Google cancelled the public Explorer program for Google Glass earlier this month, but outside of saying the device had moved from the experimental Google X Labs to the consumer product division, nothing much was said about it. During a financial earnings call, Google’s CFO Patrick Pichette was slightly more open about Google’s motives for closing down Glass, but didn’t instill anyone with much hope a sequel is coming anytime soon.
Pichette is quoted as saying, “When teams aren’t able to hit hurdles, but we think there’s still a lot of promise, we might ask them to take a pause and take the time to reset their strategy, as we recently did in the case of Glass. And in those cases where a project doesn’t have the impact we hoped for, we do take the tough calls.”

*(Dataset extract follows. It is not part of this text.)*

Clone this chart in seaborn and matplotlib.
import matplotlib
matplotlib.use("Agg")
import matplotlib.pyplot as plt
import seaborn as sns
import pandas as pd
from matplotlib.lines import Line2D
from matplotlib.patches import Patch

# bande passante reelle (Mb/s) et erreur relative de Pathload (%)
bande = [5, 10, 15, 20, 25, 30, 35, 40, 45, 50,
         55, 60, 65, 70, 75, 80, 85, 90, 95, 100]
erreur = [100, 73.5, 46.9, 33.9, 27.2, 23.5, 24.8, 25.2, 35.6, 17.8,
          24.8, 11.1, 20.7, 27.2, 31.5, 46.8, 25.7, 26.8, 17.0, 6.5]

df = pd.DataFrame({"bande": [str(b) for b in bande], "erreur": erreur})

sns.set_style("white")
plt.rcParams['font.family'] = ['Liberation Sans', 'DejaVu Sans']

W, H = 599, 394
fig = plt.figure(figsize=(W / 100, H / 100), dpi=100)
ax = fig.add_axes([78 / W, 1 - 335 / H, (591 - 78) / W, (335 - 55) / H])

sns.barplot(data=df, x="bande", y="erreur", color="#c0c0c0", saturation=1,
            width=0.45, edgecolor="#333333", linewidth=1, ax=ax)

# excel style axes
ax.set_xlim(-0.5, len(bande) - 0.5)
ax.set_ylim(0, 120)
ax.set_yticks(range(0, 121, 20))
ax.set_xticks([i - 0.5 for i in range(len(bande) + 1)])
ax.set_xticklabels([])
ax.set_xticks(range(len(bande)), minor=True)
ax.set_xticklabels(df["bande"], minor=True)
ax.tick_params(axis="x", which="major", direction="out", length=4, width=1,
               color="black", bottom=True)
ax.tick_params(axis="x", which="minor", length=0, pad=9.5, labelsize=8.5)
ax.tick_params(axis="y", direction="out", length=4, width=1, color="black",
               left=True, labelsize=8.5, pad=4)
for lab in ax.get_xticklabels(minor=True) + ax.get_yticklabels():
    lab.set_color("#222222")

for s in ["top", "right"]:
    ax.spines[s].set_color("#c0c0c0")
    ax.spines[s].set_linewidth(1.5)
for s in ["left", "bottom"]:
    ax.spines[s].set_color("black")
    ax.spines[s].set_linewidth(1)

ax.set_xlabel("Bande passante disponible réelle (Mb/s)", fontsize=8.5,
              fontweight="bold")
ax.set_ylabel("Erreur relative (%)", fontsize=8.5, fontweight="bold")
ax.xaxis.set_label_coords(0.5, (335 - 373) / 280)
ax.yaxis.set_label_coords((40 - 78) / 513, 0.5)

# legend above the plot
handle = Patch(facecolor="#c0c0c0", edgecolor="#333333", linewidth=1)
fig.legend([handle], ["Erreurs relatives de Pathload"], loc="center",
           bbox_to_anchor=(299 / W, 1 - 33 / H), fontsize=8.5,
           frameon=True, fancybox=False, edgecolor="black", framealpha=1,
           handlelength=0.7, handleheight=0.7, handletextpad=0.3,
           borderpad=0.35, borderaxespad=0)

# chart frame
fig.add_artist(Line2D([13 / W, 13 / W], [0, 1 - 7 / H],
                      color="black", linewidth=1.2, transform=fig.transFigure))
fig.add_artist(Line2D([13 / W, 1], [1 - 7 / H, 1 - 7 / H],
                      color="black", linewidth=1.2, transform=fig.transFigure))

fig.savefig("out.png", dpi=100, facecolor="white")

Talk of pauses, and time to rethink strategies suggest Google doesn’t have a fixed plan of where Glass is going next. If anywhere at all. Just before the end of 2014, rumors spread of Intel’s involvement with Google Glass 2, and patents even sprung up showing a possible design. While these can be taken as an indication a sequel is in the works, the Google executive’s words calms any hopes a release is imminent.

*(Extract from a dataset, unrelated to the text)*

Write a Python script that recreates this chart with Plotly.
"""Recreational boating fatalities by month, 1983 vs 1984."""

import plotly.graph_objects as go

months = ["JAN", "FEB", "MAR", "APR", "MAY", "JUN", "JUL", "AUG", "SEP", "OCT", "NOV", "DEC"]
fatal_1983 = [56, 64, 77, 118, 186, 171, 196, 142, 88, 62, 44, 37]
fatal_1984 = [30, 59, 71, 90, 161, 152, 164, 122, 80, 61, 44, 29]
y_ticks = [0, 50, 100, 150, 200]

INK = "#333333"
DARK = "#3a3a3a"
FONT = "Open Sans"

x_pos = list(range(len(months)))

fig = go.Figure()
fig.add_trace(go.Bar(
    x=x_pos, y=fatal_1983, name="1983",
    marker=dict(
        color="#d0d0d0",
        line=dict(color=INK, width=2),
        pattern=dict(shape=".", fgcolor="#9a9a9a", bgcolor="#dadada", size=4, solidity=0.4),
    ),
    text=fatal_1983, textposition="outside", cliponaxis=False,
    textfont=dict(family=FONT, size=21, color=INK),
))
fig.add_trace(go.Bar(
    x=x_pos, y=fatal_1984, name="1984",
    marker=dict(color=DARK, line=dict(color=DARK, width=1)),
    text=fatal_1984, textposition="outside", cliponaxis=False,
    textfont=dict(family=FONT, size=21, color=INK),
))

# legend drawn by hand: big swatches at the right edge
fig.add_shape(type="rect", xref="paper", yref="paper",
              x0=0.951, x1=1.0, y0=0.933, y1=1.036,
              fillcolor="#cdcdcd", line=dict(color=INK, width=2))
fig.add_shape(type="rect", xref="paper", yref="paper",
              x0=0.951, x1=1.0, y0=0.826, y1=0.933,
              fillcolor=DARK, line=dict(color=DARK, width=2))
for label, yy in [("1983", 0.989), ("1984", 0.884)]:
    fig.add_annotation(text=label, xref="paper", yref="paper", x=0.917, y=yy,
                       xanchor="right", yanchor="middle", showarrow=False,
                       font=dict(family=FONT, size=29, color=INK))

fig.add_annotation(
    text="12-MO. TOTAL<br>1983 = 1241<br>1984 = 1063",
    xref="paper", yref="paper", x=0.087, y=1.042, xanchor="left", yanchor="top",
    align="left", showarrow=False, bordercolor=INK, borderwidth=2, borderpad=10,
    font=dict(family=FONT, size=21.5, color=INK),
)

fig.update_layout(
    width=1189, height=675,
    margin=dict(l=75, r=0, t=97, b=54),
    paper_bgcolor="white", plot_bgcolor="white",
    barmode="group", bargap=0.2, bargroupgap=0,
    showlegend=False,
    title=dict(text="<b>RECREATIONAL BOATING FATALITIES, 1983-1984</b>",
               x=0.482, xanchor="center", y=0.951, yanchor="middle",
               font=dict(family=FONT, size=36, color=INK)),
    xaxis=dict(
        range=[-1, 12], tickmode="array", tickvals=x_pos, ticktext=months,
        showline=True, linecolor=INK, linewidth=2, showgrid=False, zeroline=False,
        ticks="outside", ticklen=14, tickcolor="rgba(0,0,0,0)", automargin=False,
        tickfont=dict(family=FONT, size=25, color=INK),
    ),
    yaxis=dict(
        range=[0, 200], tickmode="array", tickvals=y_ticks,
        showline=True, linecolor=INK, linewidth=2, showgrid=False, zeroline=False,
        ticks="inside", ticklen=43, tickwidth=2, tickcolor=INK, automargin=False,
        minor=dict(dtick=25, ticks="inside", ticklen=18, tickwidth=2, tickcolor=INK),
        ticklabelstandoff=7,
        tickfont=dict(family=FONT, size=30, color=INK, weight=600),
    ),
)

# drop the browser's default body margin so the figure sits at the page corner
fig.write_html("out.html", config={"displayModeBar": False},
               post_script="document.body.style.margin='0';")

The statement Glass lacked impact is also interesting, because for all its faults, Glass managed to take the tech world by storm. Although the average person on the street is still relatively unaware of the device, the tech-informed know of it and likely have their own – probably strong – opinion about it too.
Just as those who didn’t splash out for the Explorer edition of Glass waited patiently for a wider, cheaper mainstream launch, it looks like we’re also in for an equally long and secrecy shrouded wait for Glass 2.